Son règne de capitaine a duré 10 ans, un record de longévité qu'il partage avec Jean Béliveau. Mais c'est un capitaine essoufflé par un cancer apparu en 2001, et des attentes sans doute trop grandes à son endroit compte tenu du talent de l'équipe, qui est parti pour Anaheim en 2009.

«J'arrivais de Finlande, je n'avais jamais disputé un match de la Ligue nationale ou vécu en Amérique du Nord. J'ai trouvé que les événements ne cessaient de se bousculer au début. En plus, j'ai participé à la fermeture du Forum et à l'ouverture du Centre Molson cette même année.
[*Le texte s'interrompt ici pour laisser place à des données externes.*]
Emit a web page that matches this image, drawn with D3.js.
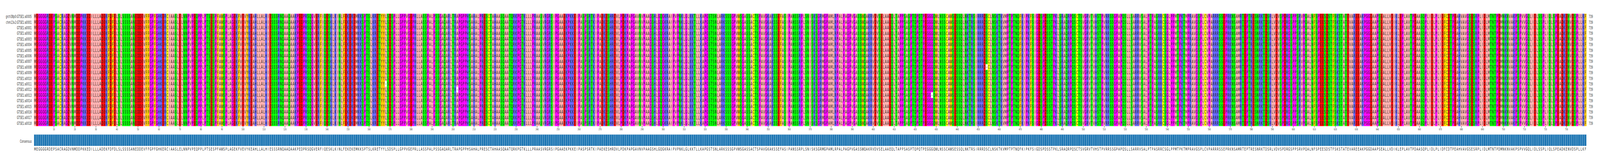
<!DOCTYPE html>
<html><head><meta charset="utf-8">
<script src="https://cdn.jsdelivr.net/npm/d3@7"></script>
<style>html,body{margin:0;padding:0;background:#fff;overflow:hidden;width:100%;height:100%}svg{display:block;width:100vw;height:100vh}</style>
</head><body><svg id="c" viewBox="0 0 7677 423" preserveAspectRatio="none"></svg>
<script>
const seqNames = ["grch38p0:GTSE1:a0005","chm13v2:GTSE1:a0001"].concat(d3.range(1,19).map(i=>"GTSE1:a"+String(i).padStart(4,"0")));
const seqSegments = [
"MEGGGGRDEPSACRAGDVNMDDPKKEDILLLADEKFDFDLSLSSSSANEDDEVFFGPFGHKERCIAASLELNNP",
"VPEQPPLPTSESPFAWSPLAGEKFVEVYKEAHLLALHIESSSRNQAAQAAKPEDPRSQGVERFIQESKLKINLFE",
"KEKEMKKSPTSLKRETYYLSDSPLLGPPVGEPRLLASSPALPSSGAQARLTRAPGPPHSAHALPRESCTAHAAS",
"QAATQRKPGTKLLLPRAASVRGRSIPGAAEKPKKEIPASPSRTKIPAEKESHRDVLPDKPAPGAVNVPAAGSHL",
"GQGKRAIPVPNKLGLKKTLLKAPGSTSNLARKSSSGPVWSGASSACTSPAVGKAKSSEFASIPANSSRPLSNIS",
"KSGRMGPAMLRPALPAGPVGASSWQAKRVDVSELAAEQLTAPPSASPTQPQTPEGGGQWLNSSCAWSESSQLNK",
"TRSIRRRDSCLNSKTKVMPTPTNQFKIPKFSIGDSPDSSTPKLSRAQRPQSCTSVGRVTVHSTPVRRSSGPAPQ",
"SLLSARRVSALPTPASRRCSGLPPMTPKTMPRAVGSPLCVPARRRSSEPRKNSAMRTEPTRESNRKTDSRLVDV",
"SPDRGSPPSRVPQALNFSPEESDSTFSKSTATEVAREEAKPGGDAAPSEALLVDIKLEPLAVTPDAASQPLIDL",
"PLIDFCDTPEAHVAVGSESRPLIDLMTNTPDMNKNVAKPSPVVGQLIDLSSPLIQLSPEADKENVDSPLLKF"];
// variant cells: [row, column(0-based), residue]
const variants = [[12,167,"-"],[13,201,"-"],[14,427,"-"],[9,453,"-"]];
const consensus = seqSegments.join("").split("");
const L = consensus.length;
const zappo = {I:"#ffafaf",L:"#ffafaf",V:"#ffafaf",A:"#ffafaf",M:"#ffafaf",F:"#ffc800",W:"#ffc800",Y:"#ffc800",
 K:"#6464ff",R:"#6464ff",H:"#6464ff",D:"#ff0000",E:"#ff0000",S:"#00ff00",T:"#00ff00",N:"#00ff00",Q:"#00ff00",
 P:"#ff00ff",G:"#ff00ff",C:"#ffff00","-":"#ffffff"};
const rows = seqNames.map((n,r)=>{const s=consensus.slice();variants.filter(v=>v[0]===r).forEach(v=>s[v[1]]=v[2]);return s;});

const svg = d3.select("#c");
const x = d3.scaleBand().domain(d3.range(1,L+1)).range([163,7612]);
const y = d3.scaleBand().domain(d3.range(seqNames.length)).range([35,323]);
const font = "DejaVu Sans, sans-serif";
const g = svg.append("g");
rows.forEach((s,r)=>{
  const rg = g.append("g");
  rg.selectAll("rect").data(s).join("rect").attr("x",(d,i)=>x(i+1)).attr("y",y(r))
    .attr("width",x.bandwidth()+0.3).attr("height",y.bandwidth()+0.3).attr("fill",d=>zappo[d]||"#ccc");
  rg.selectAll("text").data(s).join("text").attr("x",(d,i)=>x(i+1)+x.bandwidth()/2).attr("y",y(r)+y.bandwidth()/2+4.3)
    .attr("text-anchor","middle").attr("font-family",font).attr("font-size",12).attr("fill","#222").text(d=>d);
});
svg.append("g").selectAll("text").data(seqNames).join("text").attr("x",152).attr("y",(d,i)=>y(i)+y.bandwidth()/2+4)
  .attr("text-anchor","end").attr("font-family",font).attr("font-size",10.5).attr("fill","#333").text(d=>d);
svg.append("g").selectAll("text").data(seqNames).join("text").attr("x",7623).attr("y",(d,i)=>y(i)+y.bandwidth()/2+4)
  .attr("font-family",font).attr("font-size",10.5).attr("fill","#333").text(L);
const ax = d3.axisBottom(x).tickValues(d3.range(10,L+1,10)).tickSize(4).tickPadding(2);
const axg = svg.append("g").attr("transform","translate(0,323)").call(ax);
axg.select(".domain").remove();
axg.selectAll("text").attr("font-family",font).attr("font-size",7.5).attr("fill","#333");
axg.selectAll("line").attr("stroke","#333");
const cg = svg.append("g");
cg.selectAll("rect").data(consensus).join("rect").attr("x",(d,i)=>x(i+1)+0.4).attr("y",345)
  .attr("width",x.bandwidth()-0.8).attr("height",29).attr("fill","#1f77b4");
cg.append("rect").attr("x",163).attr("y",344.5).attr("width",7449).attr("height",0.8).attr("fill","#aac8e0");
cg.selectAll("text").data(consensus).join("text").attr("x",(d,i)=>x(i+1)+x.bandwidth()/2).attr("y",386)
  .attr("text-anchor","middle").attr("font-family",font).attr("font-size",11).attr("fill","#222").text(d=>d);
svg.append("text").attr("x",152).attr("y",366).attr("text-anchor","end").attr("font-family",font).attr("font-size",10.5).attr("fill","#333").text("Consensus");
</script></body></html>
Je me considère chanceux d'avoir pu disputer des matchs au Forum.

«Nous avions de grandes équipes à mes deux premières années, mais nous n'avons pu garder le noyau en forme. L'échange de Patrick Roy et Mike Keane n'a pas aidé, de toute évidence. Les années qui ont suivi ont été difficiles. Même par la suite, les départs de Vincent Damphousse et de Stéphane Quintal ont fait mal. Les jeunes commençaient à se développer au moment de mon départ. On voit l'impact qu'ils ont aujourd'hui. Mes plus beaux souvenirs demeurent le soir de mon retour au jeu et l'élimination des Bruins par la suite, mais mon plus grand regret demeure de n'avoir pu remporter la Coupe Stanley avec le Canadien.»

Koivu a joué brièvement pour Jacques Demers, puis pour Mario Tremblay, Alain Vigneault, Michel Therrien, Claude Julien, Bob Gainey et Guy Carbonneau. Qui a été le meilleur à ses yeux?

«Michel Therrien, répond-il. Il est celui qui a su soutirer le plus de moi. C'est un bon motivateur. Notre relation était directe, franche, honnête.»

Les émotions seront d'autant plus vives ce soir que l'une de ses idoles, Jean Béliveau, vient de rendre l'âme. «Il a été la première légende à s'adresser à moi après que j'ai obtenu le titre de capitaine de l'équipe. Nous avons mis en place une relation personnelle et il m'a beaucoup aidé. Nous avons vécu de beaux moments ensemble et il sera regretté.»

Saku Koivu n'a pas soulevé la Coupe Stanley à Montréal. Il n'a pas remporté le trophée Hart ou le championnat des compteurs. Mais il a toujours joué avec passion et acharnement malgré sa petite taille, et porté le flambeau bien haut dans l'une des périodes les plus difficiles de l'histoire de l'équipe, vidée de son talent en quelques années. Ses bras meurtris peuvent tendre le flambeau avec fierté.